Spiro, an African electric mobility company that operates battery-swapping stations for electric motorcycles, has secured $50 million in debt financing to expand across the continent.
The funding, backed by Afreximbank, Nithio, and Africa Go Green Fund, follows a $100 million raise in October 2025. The back-to-back deals point to rising capital needs in a business that depends on dense physical infrastructure and working batteries on the ground.
Africa’s electric two-wheeler market is shifting from pilot projects to capital-heavy rollouts. The companies that secure long-term financing at scale are more likely to lock in riders, control charging networks, and set pricing power.
“Demand for Spiro’s innovative, industry-leading battery swapping infrastructure continues to grow and is reshaping mobility in Africa by providing reliable, clean transportation options across the continent,” said Kaushik Burman, CEO of Spiro.
Founded in 2022, Spiro, which operates in Kenya, Uganda, Rwanda, Nigeria, Benin, and Togo, says it has deployed more than 80,000 electric motorcycles and built over 2,500 battery-swapping stations across those countries. It has completed 30 million battery swaps. That footprint gives it one of the largest installed bases in the sector.

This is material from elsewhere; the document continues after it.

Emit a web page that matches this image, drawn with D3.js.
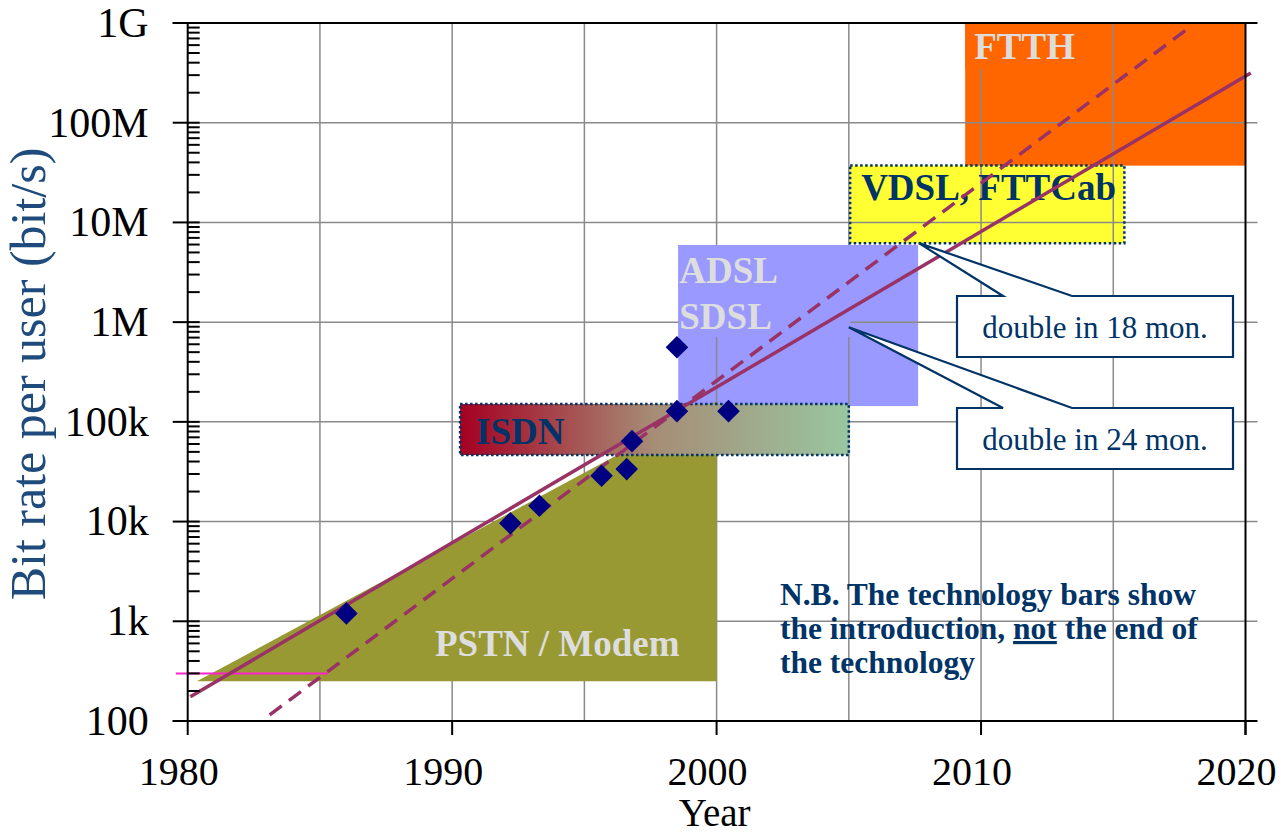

The company’s business model entails riders buying or leasing an electric bike and swapping depleted batteries at Spiro stations for a charged unit in under five minutes. It owns and manages the batteries, turning energy into a recurring revenue line rather than a one-off vehicle sale.

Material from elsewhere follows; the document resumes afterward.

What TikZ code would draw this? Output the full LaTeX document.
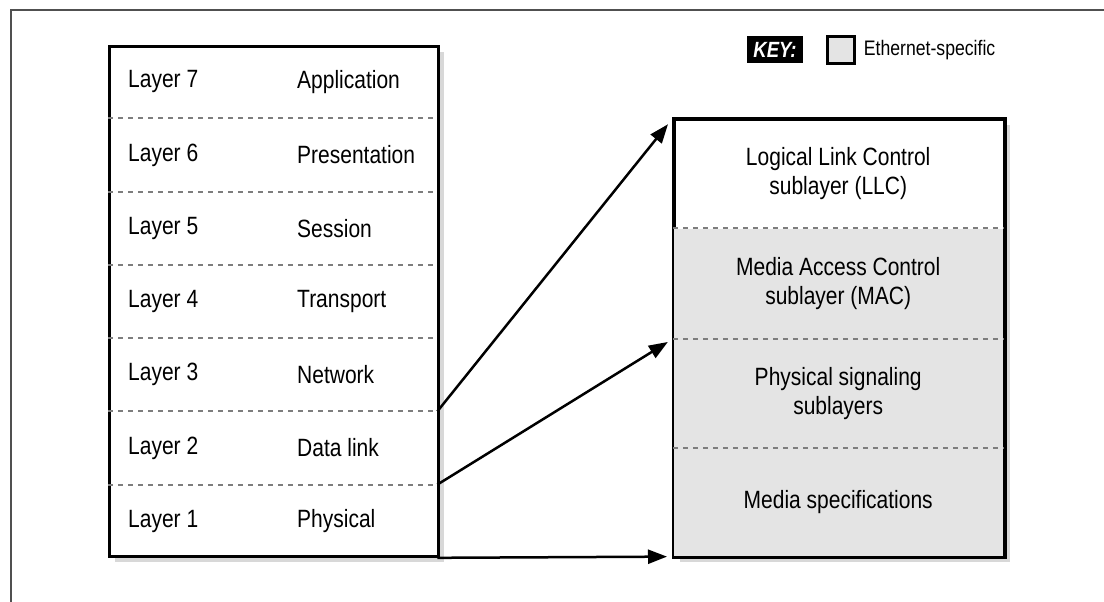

Debt financing suggests lenders are growing comfortable with the predictability of those cash flows. It also signals that Spiro is leaning on structured capital rather than diluting equity, after last year’s nine-figure injection.
The execution challenge
Battery swapping only works with density and uptime. Kenya has more than 1.9 million registered motorcycles, most of which operate as motorcycle taxis (boda bodas), providing e-mobility firms with a large base of daily users.

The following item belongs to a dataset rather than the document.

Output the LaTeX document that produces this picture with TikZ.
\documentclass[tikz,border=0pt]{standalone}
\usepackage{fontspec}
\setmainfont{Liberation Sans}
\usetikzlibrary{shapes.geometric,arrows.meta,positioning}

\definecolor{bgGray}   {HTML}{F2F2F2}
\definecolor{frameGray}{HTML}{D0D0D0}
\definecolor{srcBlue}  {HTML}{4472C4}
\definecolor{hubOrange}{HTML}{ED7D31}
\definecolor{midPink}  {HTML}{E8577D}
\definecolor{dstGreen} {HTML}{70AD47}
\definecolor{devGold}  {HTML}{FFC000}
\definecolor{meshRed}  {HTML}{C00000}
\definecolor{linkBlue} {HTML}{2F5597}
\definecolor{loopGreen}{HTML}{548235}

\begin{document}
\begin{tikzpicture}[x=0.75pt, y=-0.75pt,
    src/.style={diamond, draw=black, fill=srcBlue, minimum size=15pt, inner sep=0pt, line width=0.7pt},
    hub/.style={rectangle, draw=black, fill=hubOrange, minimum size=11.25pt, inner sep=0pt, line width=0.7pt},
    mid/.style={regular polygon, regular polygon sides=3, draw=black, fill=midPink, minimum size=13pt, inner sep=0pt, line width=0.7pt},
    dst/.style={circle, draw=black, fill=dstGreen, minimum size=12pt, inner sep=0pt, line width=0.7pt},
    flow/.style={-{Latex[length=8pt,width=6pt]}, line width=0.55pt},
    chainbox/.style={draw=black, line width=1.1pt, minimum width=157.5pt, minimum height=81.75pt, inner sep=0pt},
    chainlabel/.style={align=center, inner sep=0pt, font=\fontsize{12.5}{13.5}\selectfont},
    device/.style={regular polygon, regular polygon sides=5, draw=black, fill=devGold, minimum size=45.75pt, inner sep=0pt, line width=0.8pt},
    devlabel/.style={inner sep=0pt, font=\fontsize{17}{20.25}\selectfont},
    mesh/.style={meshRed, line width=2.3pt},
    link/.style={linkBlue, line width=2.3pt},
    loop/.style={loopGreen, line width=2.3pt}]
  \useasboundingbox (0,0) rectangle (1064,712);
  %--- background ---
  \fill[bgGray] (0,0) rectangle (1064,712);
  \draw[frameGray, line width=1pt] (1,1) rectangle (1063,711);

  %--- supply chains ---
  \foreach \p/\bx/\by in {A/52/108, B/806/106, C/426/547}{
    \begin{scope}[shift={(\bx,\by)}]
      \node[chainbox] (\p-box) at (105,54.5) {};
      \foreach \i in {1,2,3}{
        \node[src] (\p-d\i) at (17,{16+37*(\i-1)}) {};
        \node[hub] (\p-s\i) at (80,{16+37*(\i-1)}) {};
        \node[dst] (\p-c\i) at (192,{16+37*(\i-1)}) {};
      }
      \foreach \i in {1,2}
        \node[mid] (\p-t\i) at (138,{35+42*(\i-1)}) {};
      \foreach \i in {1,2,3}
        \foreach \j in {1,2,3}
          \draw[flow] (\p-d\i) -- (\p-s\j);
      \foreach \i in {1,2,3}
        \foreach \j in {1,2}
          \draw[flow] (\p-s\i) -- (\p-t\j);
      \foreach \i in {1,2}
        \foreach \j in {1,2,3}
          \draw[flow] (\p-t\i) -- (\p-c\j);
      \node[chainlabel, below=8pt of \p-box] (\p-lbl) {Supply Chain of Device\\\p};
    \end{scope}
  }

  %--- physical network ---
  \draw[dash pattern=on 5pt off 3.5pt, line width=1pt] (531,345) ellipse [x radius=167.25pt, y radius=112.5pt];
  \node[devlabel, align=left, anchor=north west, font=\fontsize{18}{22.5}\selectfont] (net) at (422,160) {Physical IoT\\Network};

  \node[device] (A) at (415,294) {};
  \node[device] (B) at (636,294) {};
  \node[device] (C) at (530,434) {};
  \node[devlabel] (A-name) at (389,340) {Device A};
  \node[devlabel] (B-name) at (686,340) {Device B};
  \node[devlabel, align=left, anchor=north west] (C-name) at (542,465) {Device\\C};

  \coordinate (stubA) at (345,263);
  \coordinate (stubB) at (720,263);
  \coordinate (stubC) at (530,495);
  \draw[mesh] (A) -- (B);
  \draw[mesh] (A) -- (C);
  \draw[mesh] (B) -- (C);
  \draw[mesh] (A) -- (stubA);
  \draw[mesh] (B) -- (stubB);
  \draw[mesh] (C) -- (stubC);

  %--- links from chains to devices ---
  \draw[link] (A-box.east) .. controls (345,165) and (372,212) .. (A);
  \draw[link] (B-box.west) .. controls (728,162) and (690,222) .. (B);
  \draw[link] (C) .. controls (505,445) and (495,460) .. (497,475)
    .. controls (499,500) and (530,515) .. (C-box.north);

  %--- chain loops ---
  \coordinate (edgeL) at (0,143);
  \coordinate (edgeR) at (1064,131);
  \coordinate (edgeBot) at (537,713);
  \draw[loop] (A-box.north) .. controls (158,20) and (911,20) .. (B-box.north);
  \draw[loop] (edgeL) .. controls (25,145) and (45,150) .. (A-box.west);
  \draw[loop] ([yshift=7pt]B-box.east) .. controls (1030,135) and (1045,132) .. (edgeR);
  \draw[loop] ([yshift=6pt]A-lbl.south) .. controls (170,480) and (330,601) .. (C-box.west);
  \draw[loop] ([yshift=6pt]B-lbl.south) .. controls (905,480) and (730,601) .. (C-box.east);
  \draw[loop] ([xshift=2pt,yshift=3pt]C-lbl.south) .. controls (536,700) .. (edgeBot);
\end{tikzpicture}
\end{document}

In Nairobi and other cities, riders still face uneven grid reliability, according to reports from the Energy and Petroleum Regulatory Authority (EPRA), a Kenyan state agency that regulates the energy sector, which affects how quickly stations can charge packs and keeps swap points busy rather than idle.
Spiro’s own numbers from its October 2025 raise show it controls more than 50% of the electric motorcycle market.
Electric motorcycles cut operating costs compared with petrol, but operators claim that battery depreciation, imported parts, and currency swings eat into margins, especially when swap density remains thin outside core corridors.